The most sensitive infrared surveys of the universe must be made from space to avoid the high level of infrared light produced by the Earth’s atmosphere and to avoid the absorption of infrared light by the atmosphere. In spite of the limitations of ground-based observations, the most thorough all-sky infrared survey to date has been the Two Micron All-Sky Survey (2MASS) that was conducted by the University of Massachusetts and the California Institute of Technology during 1997-2001. The 2MASS used telescopes located in Arizona and Chile with the largest infrared arrays that were available at the time; each infrared camera had three Teledyne sensors of 256×256 pixels, one-sixteenth the size of the WISE sensors. 2MASS produced a catalog of over 500 million objects that has guided infrared astronomy for the past decade.
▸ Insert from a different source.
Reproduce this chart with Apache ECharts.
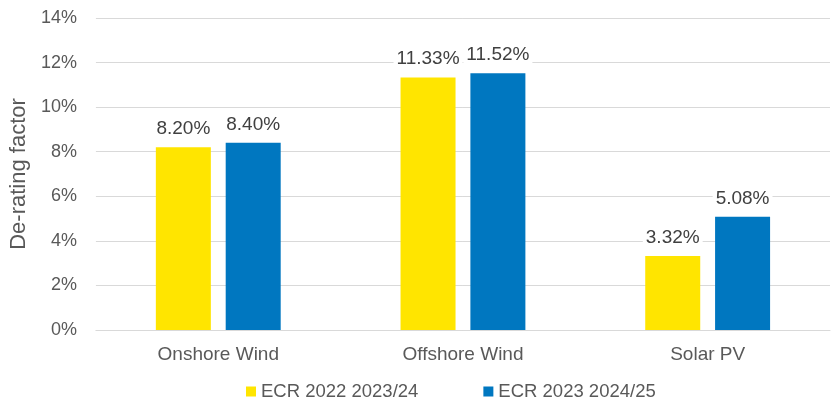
<!DOCTYPE html>
<html lang="en">
<head>
  <meta charset="UTF-8">
  <title>De-rating factor</title>
  <script src="https://cdn.jsdelivr.net/npm/echarts@6.0.0/dist/echarts.min.js"></script>
  <style>
    body { margin: 0; background: #fff; }
    #chart { width: 837px; height: 400px; }
  </style>
</head>
<body>
  <div id="chart"></div>
  <script>
    // data
    const categories = ['Onshore Wind', 'Offshore Wind', 'Solar PV'];
    const ecr2022 = [8.20, 11.33, 3.32];
    const ecr2023 = [8.40, 11.52, 5.08];
    const seriesNames = ['ECR 2022 2023/24', 'ECR 2023 2024/25'];

    const font = 'Liberation Sans, Arial, sans-serif';
    const chart = echarts.init(document.getElementById('chart'));

    const barLabel = {
      show: true,
      position: 'top',
      distance: 8,
      formatter: p => p.value.toFixed(2) + '%',
      color: '#404040',
      fontSize: 19,
      fontFamily: font,
      backgroundColor: '#fff',
      padding: [1, 3]
    };

    chart.setOption({
      animation: false,
      grid: { left: 93, right: 7, top: 18, bottom: 70 },
      legend: {
        data: seriesNames,
        top: 382,
        left: 246,
        padding: 0,
        itemWidth: 10,
        itemHeight: 10,
        itemGap: 65,
        icon: 'rect',
        textStyle: { color: '#595959', fontSize: 18.5, fontFamily: font }
      },
      xAxis: {
        type: 'category',
        data: categories,
        axisLine: { show: true, lineStyle: { color: '#d9d9d9' } },
        axisTick: { show: false },
        axisLabel: { color: '#595959', fontSize: 19, fontFamily: font, margin: 15 }
      },
      yAxis: {
        type: 'value',
        min: 0,
        max: 14,
        interval: 2,
        name: 'De-rating factor',
        nameLocation: 'middle',
        nameGap: 64,
        nameTextStyle: { color: '#595959', fontSize: 22, fontFamily: font },
        axisLine: { show: false },
        axisTick: { show: false },
        axisLabel: { formatter: '{value}%', color: '#595959', fontSize: 18, fontFamily: font, margin: 19 },
        splitLine: { lineStyle: { color: '#d9d9d9', width: 1 } }
      },
      series: [
        {
          name: seriesNames[0],
          type: 'bar',
          data: ecr2022,
          barWidth: 55,
          barGap: '27%',
          itemStyle: { color: '#FFE500' },
          label: barLabel,
          z: 3
        },
        {
          name: seriesNames[1],
          type: 'bar',
          data: ecr2023,
          barWidth: 55,
          itemStyle: { color: '#0077C0' },
          label: barLabel,
          z: 3
        }
      ]
    });
  </script>
</body>
</html>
JPL manages WISE for NASA’s Science Mission Directorate. The mission was competitively selected under NASA’s Explorers Program, which NASA’s Goddard Space Flight Center in Greenbelt, Md., manages. The Space Dynamics Laboratory in Logan, Utah, built the science instrument, and Ball Aerospace & Technologies Corp. of Boulder, Colo., built the spacecraft. Science operations and data processing take place at the Infrared Processing and Analysis Center at the California Institute of Technology in Pasadena. Caltech manages JPL for NASA.